Several other officers, including men, watched Banaei disrobe, finding it amusing. Messing, the male officer, viewed the entire search from four or five feet away. Other police personnel, male and female, also watched the search from nearby and snickered at Banaei as she cried. The search was not conducted under any policy of the Evanston Police Department. After the search, the officers placed Banaei in an empty cell at the station. Banaei was not brought before a judge and was released a couple of hours later. She was charged with misdemeanor battery, but the charges were later dropped.

Banaei sued the City of Evanston, Niziolek, Messing, and several unnamed police officers in federal court. In addition to her constitutional claims of false arrest and unlawful strip search, she brought an equal-protection claim and several state-law claims. The district court dismissed most of Banaei’s complaint, but allowed her to proceed against Niziolek and Messing on her constitutional claims of false arrest and unlawful strip search.

The district court granted the officers’ motion for summary judgment on both claims. The court concluded that Banaei’s false arrest claim could not survive summary judgment because she failed to present evidence showing that the officers lacked probable cause to arrest her. The court credited Banaei’s testimony that the officers did not question her at the scene but explained that the statements of the tenant and the eyewitness were sufficient to establish probable cause that Banaei had committed misdemeanor battery. Regarding the strip-search claim, the court acknowledged that the search was not conducted under any practice or policy of the Department. But the court concluded that summary judgment was nonetheless appropriate because Banaei “was not strip *776 searched as that term is generally understood” and “there is no absolute prohibition on enforcement personnel participating in observations of naked members of the opposite sex.” The court concluded that, under Banaei’s account of the search, the police acted in a reasonable manner for two reasons. First, the “bulky” sweater would have interfered with the post-arrest pat-down, and a post-arrest pat-down is always lawful. Second, Banaei was still wearing her pants and her bra, so the search was “less intrusive than having her entire breasts or genitalia and buttocks exposed.”

Banaei first contests the grant of summary judgment on her false-arrest claim. She argues that Niziolek and Messing lacked probable cause to arrest her because the tenant was in fact attacking her and working in tandem with the eyewitness. We agree with the district court, however, that Banaei failed to raise a genuine issue over the officers’ probable cause to arrest her. See McBride v. Grice, 576 F.3d 703, 706 (7th Cir.2009). No evidence in the record suggests that either Niziolek or Messing had any reason to doubt the credibility of the eyewitness or the tenant at the time of the arrest. “[A]s long as a reasonably credible witness or victim informs the police that someone has committed a crime, or is committing, a crime, the officers have probable cause.” Matthews v. City of E. St. Louis, 675 F.3d 703, 706 (7th Cir.2012) (internal quotation marks omitted); see Abbott v. Sangamon Cnty., 705 F.3d 706, 716 (7th Cir.2013). Furthermore, that the officers did not question her before the arrest is of no moment; as we have emphasized, “once probable cause has been established, officials have no constitutional obligation to conduct further investigation in the hopes of uncovering potentially exculpatory evidence.” Matthews, 675 F.3d at 707 (internal quotation marks omitted).
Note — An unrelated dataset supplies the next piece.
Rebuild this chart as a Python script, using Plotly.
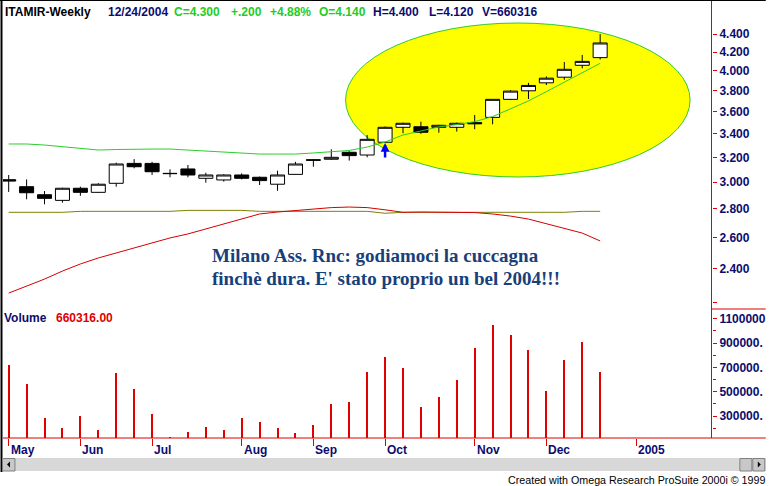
import numpy as np
import pandas as pd
import plotly.graph_objects as go

# ---------------- data ----------------
dates = pd.date_range("2004-05-07", periods=34, freq="7D")
opens = [3.020, 2.966, 2.905, 2.863, 2.954, 2.923, 2.992, 3.150, 3.150, 3.070,
         3.105, 3.031, 3.018, 3.057, 3.039, 2.985, 3.062, 3.180, 3.184, 3.242,
         3.219, 3.327, 3.458, 3.463, 3.458, 3.458, 3.500, 3.548, 3.717, 3.800,
         3.879, 3.936, 4.059, 4.140]
highs = [3.057, 3.022, 2.933, 2.958, 2.966, 2.993, 3.156, 3.185, 3.163, 3.102,
         3.137, 3.075, 3.063, 3.070, 3.045, 3.091, 3.163, 3.182, 3.267, 3.250,
         3.390, 3.465, 3.500, 3.509, 3.480, 3.500, 3.570, 3.720, 3.806, 3.879,
         3.944, 4.094, 4.169, 4.400]
lows = [2.926, 2.871, 2.834, 2.846, 2.897, 2.920, 2.966, 3.110, 3.057, 3.039,
        3.039, 2.997, 3.005, 3.022, 2.979, 2.935, 3.060, 3.123, 3.180, 3.173,
        3.200, 3.320, 3.405, 3.400, 3.410, 3.420, 3.441, 3.485, 3.710, 3.720,
        3.857, 3.910, 4.027, 4.120]
closes = [3.010, 2.920, 2.878, 2.954, 2.923, 2.985, 3.145, 3.123, 3.083, 3.068,
          3.057, 3.057, 3.057, 3.031, 3.013, 3.057, 3.145, 3.176, 3.200, 3.214,
          3.352, 3.458, 3.494, 3.414, 3.476, 3.494, 3.490, 3.717, 3.797, 3.853,
          3.926, 4.017, 4.100, 4.300]
volume = [719300, 563100, 283600, 201300, 300000, 184900, 653500, 522000, 316500, 127400,
          168500, 209600, 184900, 283600, 250700, 201300, 160300, 226000, 398700, 415100,
          661800, 785100, 694700, 374000, 456200, 596000, 859100, 1048200, 966000, 842700,
          505600, 760400, 908400, 660316]
green_line = [3.312, 3.312, 3.303, 3.291, 3.278, 3.261, 3.265, 3.269, 3.269, 3.269,
              3.261, 3.253, 3.244, 3.231, 3.227, 3.227, 3.227, 3.236, 3.244, 3.257,
              3.286, 3.329, 3.390, 3.425, 3.461, 3.482, 3.509, 3.555, 3.626, 3.702,
              3.792, 3.888, 3.983, 4.080]
olive_line = [2.776, 2.776, 2.776, 2.776, 2.783, 2.783, 2.783, 2.783, 2.783, 2.783,
              2.790, 2.790, 2.790, 2.790, 2.783, 2.783, 2.783, 2.783, 2.783, 2.783,
              2.783, 2.769, 2.776, 2.776, 2.776, 2.776, 2.776, 2.776, 2.776, 2.776,
              2.776, 2.776, 2.783, 2.783]
red_line = [2.253, 2.295, 2.336, 2.385, 2.429, 2.467, 2.499, 2.531, 2.564, 2.598,
            2.625, 2.659, 2.693, 2.728, 2.764, 2.778, 2.789, 2.800, 2.810, 2.814,
            2.810, 2.794, 2.776, 2.778, 2.778, 2.778, 2.774, 2.764, 2.749, 2.728,
            2.697, 2.666, 2.631, 2.578]

price_ticks = [2.2, 2.4, 2.6, 2.8, 3.0, 3.2, 3.4, 3.6, 3.8, 4.0, 4.2, 4.4]
price_ticktext = ["", "2.400", "2.600", "2.800", "3.000", "3.200", "3.400",
                  "3.600", "3.800", "4.000", "4.200", "4.400"]
vol_ticks = [300000, 500000, 700000, 900000, 1100000]
vol_ticktext = ["300000.", "500000.", "700000.", "900000.", "1100000"]
vol_minor = [200000, 400000, 600000, 800000, 1000000]
month_dates = ["2004-05-07", "2004-06-04", "2004-07-02", "2004-08-06", "2004-09-03",
               "2004-10-01", "2004-11-05", "2004-12-03", "2005-01-07"]
month_labels = ["May", "Jun", "Jul", "Aug", "Sep", "Oct", "Nov", "Dec", "2005"]

# ---------------- layout helpers ----------------
W_FIG, H_FIG = 769, 486
L0, R0, T0, B0 = 3, 715, 22, 438
PW, PH = R0 - L0, B0 - T0


def px(x):
    return (x - L0) / PW


def py(y):
    return (B0 - y) / PH


NAVY = "#0c0c6e"
RED = "#e00000"
GREEN = "#2ecc2e"

x_start = pd.Timestamp("2004-05-07") - pd.Timedelta(days=2.22)
x_end = x_start + pd.Timedelta(days=276.9)

fig = go.Figure()

fig.add_trace(go.Candlestick(
    x=dates, open=opens, high=highs, low=lows, close=closes,
    xaxis="x", yaxis="y",
    increasing=dict(line=dict(color="black", width=1), fillcolor="white"),
    decreasing=dict(line=dict(color="black", width=1), fillcolor="black"),
    whiskerwidth=0, showlegend=False, hoverinfo="skip",
))
fig.add_trace(go.Scatter(x=dates, y=green_line, mode="lines", yaxis="y",
                         line=dict(color=GREEN, width=1), showlegend=False, hoverinfo="skip"))
fig.add_trace(go.Scatter(x=dates, y=olive_line, mode="lines", yaxis="y",
                         line=dict(color="#808000", width=1), showlegend=False, hoverinfo="skip"))
fig.add_trace(go.Scatter(x=dates, y=red_line, mode="lines", yaxis="y",
                         line=dict(color="#d40000", width=1), showlegend=False, hoverinfo="skip"))
fig.add_trace(go.Bar(x=dates, y=volume, yaxis="y2", width=0.8 * 86400000,
                     marker=dict(color=RED, line=dict(width=0)),
                     showlegend=False, hoverinfo="skip"))

tickfont = dict(family="Liberation Sans", size=12, color=NAVY, weight="bold")

fig.update_layout(
    width=W_FIG, height=H_FIG,
    margin=dict(l=L0, r=W_FIG - R0, t=T0, b=H_FIG - B0, pad=0),
    paper_bgcolor="white", plot_bgcolor="white",
    boxgap=0.1, boxgroupgap=0.13,
    xaxis=dict(type="date", range=[x_start, x_end], anchor="y2",
               showgrid=False, zeroline=False, showline=False,
               tickmode="array", tickvals=month_dates, ticktext=[""] * len(month_dates),
               ticks="outside", ticklen=7, tickcolor=RED, tickwidth=1,
               rangeslider=dict(visible=False)),
    yaxis=dict(type="log", domain=[py(309), 1.0], side="right", anchor="x",
               range=[0.3349, 0.6570], showgrid=False, zeroline=False, showline=False,
               tickmode="array", tickvals=price_ticks, ticktext=price_ticktext,
               ticks="outside", ticklen=4, tickcolor=RED, tickfont=tickfont),
    yaxis2=dict(domain=[0, py(310)], side="right", anchor="x",
                range=[119100, 1171500], showgrid=False, zeroline=False, showline=False,
                tickmode="array", tickvals=vol_ticks, ticktext=vol_ticktext,
                ticks="outside", ticklen=4, tickcolor=RED, tickfont=tickfont,
                minor=dict(tickmode="array", tickvals=vol_minor, ticks="outside",
                           ticklen=3, tickcolor=RED)),
    showlegend=False,
    bargap=0,
)

shapes = [
    dict(type="circle", xref="paper", yref="paper", x0=px(347), x1=px(693),
         y0=py(177), y1=py(23), fillcolor="#ffff00", line=dict(color=GREEN, width=1),
         layer="below"),
    # right axis line
    dict(type="line", xref="paper", yref="paper", x0=px(714.5), x1=px(714.5),
         y0=py(438), y1=py(0), line=dict(color=RED, width=1)),
    # volume baseline
    dict(type="line", xref="paper", yref="paper", x0=px(3), x1=px(769),
         y0=py(438), y1=py(438), line=dict(color=RED, width=1)),
    # separator in axis zone
    dict(type="line", xref="paper", yref="paper", x0=px(715), x1=px(769),
         y0=py(309), y1=py(309), line=dict(color=RED, width=1)),
    # frame
    dict(type="line", xref="paper", yref="paper", x0=px(1.5), x1=px(1.5),
         y0=py(0), y1=py(472), line=dict(color="black", width=2)),
    dict(type="line", xref="paper", yref="paper", x0=px(0), x1=px(769),
         y0=py(0.5), y1=py(0.5), line=dict(color="black", width=1)),
    # scrollbar
    dict(type="rect", xref="paper", yref="paper", x0=px(2), x1=px(769),
         y0=py(471), y1=py(458), fillcolor="#d8d8d8", line=dict(width=0)),
    dict(type="rect", xref="paper", yref="paper", x0=px(2.5), x1=px(15),
         y0=py(471), y1=py(458.5), fillcolor="#c8c8c8", line=dict(color="#808080", width=1)),
    dict(type="rect", xref="paper", yref="paper", x0=px(743), x1=px(755),
         y0=py(471), y1=py(458.5), fillcolor="#c8c8c8", line=dict(color="#808080", width=1)),
    dict(type="rect", xref="paper", yref="paper", x0=px(756), x1=px(768),
         y0=py(471), y1=py(458.5), fillcolor="#c8c8c8", line=dict(color="#808080", width=1)),
    dict(type="path", xref="paper", yref="paper",
         path=f"M {px(7)} {py(464.5)} L {px(10)} {py(461.5)} L {px(10)} {py(467.5)} Z",
         fillcolor="black", line=dict(width=0)),
    dict(type="path", xref="paper", yref="paper",
         path=f"M {px(764)} {py(464.5)} L {px(761)} {py(461.5)} L {px(761)} {py(467.5)} Z",
         fillcolor="black", line=dict(width=0)),
]
fig.update_layout(shapes=shapes)

ann = []
title_font = "Liberation Sans"


def txt(x, y, s, color, size=12, bold=True, family=title_font, xanchor="left"):
    ann.append(dict(xref="paper", yref="paper", x=px(x), y=py(y), text=s, showarrow=False,
                    xanchor=xanchor, yanchor="middle",
                    font=dict(family=family, size=size, color=color,
                              weight="bold" if bold else "normal")))


txt(3, 12, "ITAMIR-Weekly", "black")
txt(106, 12, "12/24/2004", NAVY)
txt(173, 12, "C=4.300", "#22cc22")
txt(230, 12, "+.200", "#22cc22")
txt(269, 12, "+4.88%", "#22cc22")
txt(318, 12, "O=4.140", "#22cc22")
txt(373, 12, "H=4.400", NAVY)
txt(429, 12, "L=4.120", NAVY)
txt(482, 12, "V=660316", NAVY)

txt(2, 318, "Volume", NAVY, size=12)
txt(54, 318, "660316.00", RED, size=12)

txt(211, 255, "Milano Ass. Rnc: godiamoci la cuccagna", "#17407a", size=19,
    family="Liberation Serif")
txt(211, 278, "finchè dura. E' stato proprio un bel 2004!!!", "#17407a", size=19,
    family="Liberation Serif")

for d, lab in zip(month_dates, month_labels):
    ann.append(dict(xref="x", yref="paper", x=d, y=py(450), text=lab, showarrow=False,
                    xanchor="left", yanchor="middle", xshift=0,
                    font=dict(family=title_font, size=12, color=NAVY, weight="bold")))

txt(770, 480, "Created with Omega Research ProSuite 2000i © 1999", "black", size=10.7,
    bold=False, xanchor="right")

# blue signal arrow under the breakout candle
ann.append(dict(xref="x", yref="y", x=dates[21], y=np.log10(lows[21]), text="",
                showarrow=True, ax=0, ay=16, arrowhead=2, arrowsize=0.7,
                arrowwidth=2.5, arrowcolor="#0000ff"))

fig.update_layout(annotations=ann)

fig.write_html("out.html", config={"displayModeBar": False},
               post_script="document.body.style.margin='0';"
                           "document.body.style.overflow='hidden';")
Banaei also challenges the grant of summary judgment to the officers on her strip-search claim. She contends that the search — which exposed her undergarments and parts of her breast to several chortling male police officers — was unreasonable because it was unnecessarily intrusive, non-private, and unjustified by any reasonable belief that she was concealing a weapon or contraband. Banaei maintains that the search was done to humiliate her; she acknowledges that this type of search might be appropriate in some extreme situations but argues that it was unjustified in her case because she was arrested for a misdemeanor offense that did not involve weapons or controlled substances.